TASK REQUIREMENTS: Only the lines from the start of the data through the line containing "['#3b82e0', '#c58af0', '#3fa86b', '#d9a22a', '#f23b3b'];" should be written out, exactly as they are, with both ends included and the pictures left out.

_ _ _ _ _ _ _

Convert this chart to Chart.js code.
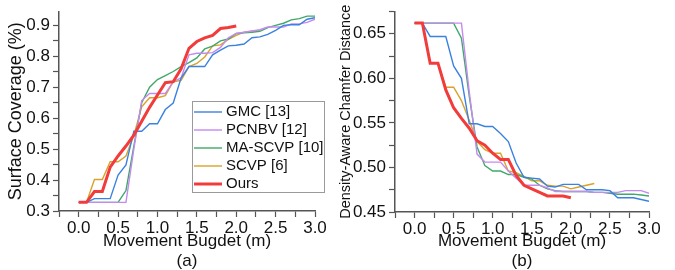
<!DOCTYPE html>
<html>
<head>
<meta charset="utf-8">
<script src="https://cdn.jsdelivr.net/npm/chart.js@4.4.1/dist/chart.umd.min.js"></script>
<style>
  html, body { margin: 0; padding: 0; background: #fff; }
  #wrap { position: relative; width: 675px; height: 270px; overflow: hidden; }
  canvas { position: absolute; top: 0; }
</style>
</head>
<body>
<div id="wrap">
  <canvas id="cov" width="330" height="270" style="left:0px"></canvas>
  <canvas id="cd" width="345" height="270" style="left:330px"></canvas>
</div>
<script>
// movement budget (m), one reading every 0.1 m
const budget = [0.0, 0.1, 0.2, 0.3, 0.4, 0.5, 0.6, 0.7, 0.8, 0.9, 1.0,
                1.1, 1.2, 1.3, 1.4, 1.5, 1.6, 1.7, 1.8, 1.9, 2.0,
                2.1, 2.2, 2.3, 2.4, 2.5, 2.6, 2.7, 2.8, 2.9, 3.0];

const methods = ['GMC [13]', 'PCNBV [12]', 'MA-SCVP [10]', 'SCVP [6]', 'Ours'];
const colors = ['#3b82e0', '#c58af0', '#3fa86b', '#d9a22a', '#f23b3b'];

// (a) surface coverage
const gmcCov = [0.328, 0.328, 0.340, 0.340, 0.340, 0.416, 0.449, 0.558, 0.558, 0.582, 0.582,
                0.628, 0.649, 0.730, 0.767, 0.767, 0.767, 0.805, 0.820, 0.834, 0.836,
                0.840, 0.860, 0.863, 0.871, 0.884, 0.900, 0.902, 0.902, 0.920, 0.925];
const pcnbvCov = [0.328, 0.328, 0.328, 0.328, 0.328, 0.328, 0.328, 0.500, 0.657, 0.680, 0.680,
                  0.680, 0.718, 0.730, 0.805, 0.810, 0.810, 0.812, 0.829, 0.860, 0.874,
                  0.878, 0.882, 0.886, 0.895, 0.895, 0.895, 0.905, 0.905, 0.910, 0.920];
const mascvpCov = [0.328, 0.328, 0.328, 0.328, 0.328, 0.328, 0.366, 0.510, 0.650, 0.700, 0.725,
                   0.738, 0.751, 0.767, 0.780, 0.795, 0.824, 0.833, 0.850, 0.856, 0.874,
                   0.876, 0.878, 0.881, 0.893, 0.900, 0.907, 0.918, 0.922, 0.930, 0.930];
const scvpCov = [0.328, 0.328, 0.402, 0.402, 0.459, 0.459, 0.478, 0.544, 0.637, 0.666, 0.666,
                 0.673, 0.718, 0.722, 0.767, 0.777, 0.798, 0.834, 0.837, 0.855, 0.868,
                 0.878, 0.881, 0.884];
const oursCov = [0.328, 0.328, 0.363, 0.363, 0.442, 0.478, 0.510, 0.545, 0.590, 0.635, 0.675,
                 0.715, 0.718, 0.760, 0.826, 0.848, 0.860, 0.868, 0.890, 0.893, 0.898];

// (b) density-aware chamfer distance
const gmcCd = [0.662, 0.662, 0.647, 0.647, 0.647, 0.614, 0.600, 0.549, 0.549, 0.546, 0.546,
               0.538, 0.529, 0.505, 0.489, 0.488, 0.487, 0.479, 0.478, 0.481, 0.481,
               0.481, 0.475, 0.475, 0.475, 0.474, 0.466, 0.466, 0.466, 0.464, 0.462];
const pcnbvCd = [0.662, 0.662, 0.662, 0.662, 0.662, 0.662, 0.662, 0.585, 0.515, 0.506, 0.506,
                 0.506, 0.496, 0.488, 0.480, 0.480, 0.480, 0.477, 0.473, 0.473, 0.473,
                 0.473, 0.473, 0.472, 0.472, 0.472, 0.472, 0.474, 0.474, 0.474, 0.471];
const mascvpCd = [0.662, 0.662, 0.662, 0.662, 0.662, 0.662, 0.645, 0.580, 0.523, 0.502, 0.496,
                  0.496, 0.492, 0.492, 0.489, 0.487, 0.480, 0.476, 0.474, 0.473, 0.473,
                  0.473, 0.473, 0.472, 0.472, 0.471, 0.470, 0.470, 0.470, 0.469, 0.468];
const scvpCd = [0.662, 0.662, 0.617, 0.617, 0.590, 0.590, 0.575, 0.553, 0.529, 0.520, 0.516,
                0.516, 0.496, 0.494, 0.490, 0.485, 0.485, 0.480, 0.479, 0.479, 0.476,
                0.478, 0.480, 0.482];
const oursCd = [0.662, 0.662, 0.617, 0.617, 0.587, 0.567, 0.555, 0.544, 0.530, 0.525, 0.516,
                0.509, 0.509, 0.491, 0.480, 0.476, 0.472, 0.468, 0.468, 0.468, 0.466];

Chart.defaults.font.family = "'Liberation Sans', Arial, sans-serif";
Chart.defaults.color = '#111';

function pts(vals) {
  return vals.map((v, i) => ({ x: budget[i], y: v }));
}

function makeSets(series) {
  return series.map((vals, i) => ({
    label: methods[i],
    data: pts(vals),
    borderColor: colors[i],
    backgroundColor: colors[i],
    borderWidth: i === 4 ? 3 : 1.4,
    pointRadius: 0,
    tension: 0,
    order: i === 4 ? 0 : 1
  }));
}

// legend box drawn inside panel (a)
const legendBox = {
  id: 'legendBox',
  afterDraw(chart) {
    const ctx = chart.ctx;
    ctx.save();
    ctx.fillStyle = '#fff';
    ctx.fillRect(192, 101, 133, 92);
    ctx.strokeStyle = '#9a9a9a';
    ctx.lineWidth = 1;
    ctx.strokeRect(192.5, 101.5, 132, 91);
    ctx.font = "15px 'Liberation Sans', Arial, sans-serif";
    ctx.textBaseline = 'middle';
    chart.data.datasets.forEach((ds, i) => {
      const y = 112 + i * 18;
      ctx.strokeStyle = ds.borderColor;
      ctx.lineWidth = ds.borderWidth;
      ctx.beginPath();
      ctx.moveTo(194, y);
      ctx.lineTo(222, y);
      ctx.stroke();
      ctx.fillStyle = '#111';
      ctx.fillText(ds.label, 226, y);
    });
    ctx.restore();
  }
};

function makeChart(id, series, o) {
  const ctx = document.getElementById(id);
  return new Chart(ctx, {
    type: 'line',
    data: { datasets: makeSets(series) },
    options: {
      responsive: false,
      animation: false,
      layout: { padding: { top: o.top, right: o.right, bottom: 0, left: 0 } },
      plugins: { legend: { display: false }, tooltip: { enabled: false } },
      scales: {
        x: {
          type: 'linear',
          min: -0.25,
          max: 3.0,
          afterFit: s => { s.height = o.xh; },
          border: { color: '#555', width: 1.5 },
          grid: { drawOnChartArea: false, tickLength: 6, color: '#555', tickWidth: 1.2 },
          ticks: {
            stepSize: 0.25,
            autoSkip: false,
            maxRotation: 0,
            padding: 3,
            font: { size: 17, lineHeight: 1 },
            callback: v => (v > -0.01 && Math.abs(v * 2 - Math.round(v * 2)) < 1e-6) ? v.toFixed(1) : ''
          },
          title: { display: true, text: ['Movement Bugdet (m)', o.tag], font: { size: 17, lineHeight: 1.22 }, padding: { top: 0, bottom: -2 } }
        },
        y: {
          min: o.ymin,
          max: o.ymax,
          afterFit: s => { s.width = o.yw; },
          border: { color: '#555', width: 1.5 },
          grid: { drawOnChartArea: false, tickLength: 6, color: '#555', tickWidth: 1.2 },
          ticks: {
            stepSize: o.ystep,
            includeBounds: false,
            autoSkip: false,
            padding: 3,
            font: { size: 17, lineHeight: 1 },
            callback: v => (Math.abs(v / o.ylab - Math.round(v / o.ylab)) < 1e-6) ? v.toFixed(o.dec) : ''
          },
          title: { display: true, text: o.ytitle, font: { size: o.ytsize, lineHeight: 1.2 }, padding: { top: o.ytpad, bottom: 0 } }
        }
      }
    },
    plugins: o.legend ? [legendBox] : []
  });
}

makeChart('cov', [gmcCov, pcnbvCov, mascvpCov, scvpCov, oursCov], {
  top: 5, right: 15, xh: 59, yw: 59,
  ymin: 0.3, ymax: 0.945, ystep: 0.05, ylab: 0.1, dec: 1,
  ytitle: 'Surface Coverage (%)', ytsize: 18, ytpad: 5,
  tag: '(a)', legend: true
});

makeChart('cd', [gmcCd, pcnbvCd, mascvpCd, scvpCd, oursCd], {
  top: 7, right: 26, xh: 58, yw: 65,
  ymin: 0.45, ymax: 0.675, ystep: 0.025, ylab: 0.05, dec: 2,
  ytitle: 'Density-Aware Chamfer Distance', ytsize: 14.5, ytpad: 7,
  tag: '(b)', legend: false
});
</script>
</body>
</html>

_ _ _ _ _ _ _

FINAL RESULT:
Convert this chart to Chart.js code.
<!DOCTYPE html>
<html>
<head>
<meta charset="utf-8">
<script src="https://cdn.jsdelivr.net/npm/chart.js@4.4.1/dist/chart.umd.min.js"></script>
<style>
  html, body { margin: 0; padding: 0; background: #fff; }
  #wrap { position: relative; width: 675px; height: 270px; overflow: hidden; }
  canvas { position: absolute; top: 0; }
</style>
</head>
<body>
<div id="wrap">
  <canvas id="cov" width="330" height="270" style="left:0px"></canvas>
  <canvas id="cd" width="345" height="270" style="left:330px"></canvas>
</div>
<script>
// movement budget (m), one reading every 0.1 m
const budget = [0.0, 0.1, 0.2, 0.3, 0.4, 0.5, 0.6, 0.7, 0.8, 0.9, 1.0,
                1.1, 1.2, 1.3, 1.4, 1.5, 1.6, 1.7, 1.8, 1.9, 2.0,
                2.1, 2.2, 2.3, 2.4, 2.5, 2.6, 2.7, 2.8, 2.9, 3.0];

const methods = ['GMC [13]', 'PCNBV [12]', 'MA-SCVP [10]', 'SCVP [6]', 'Ours'];
const colors = ['#3b82e0', '#c58af0', '#3fa86b', '#d9a22a', '#f23b3b'];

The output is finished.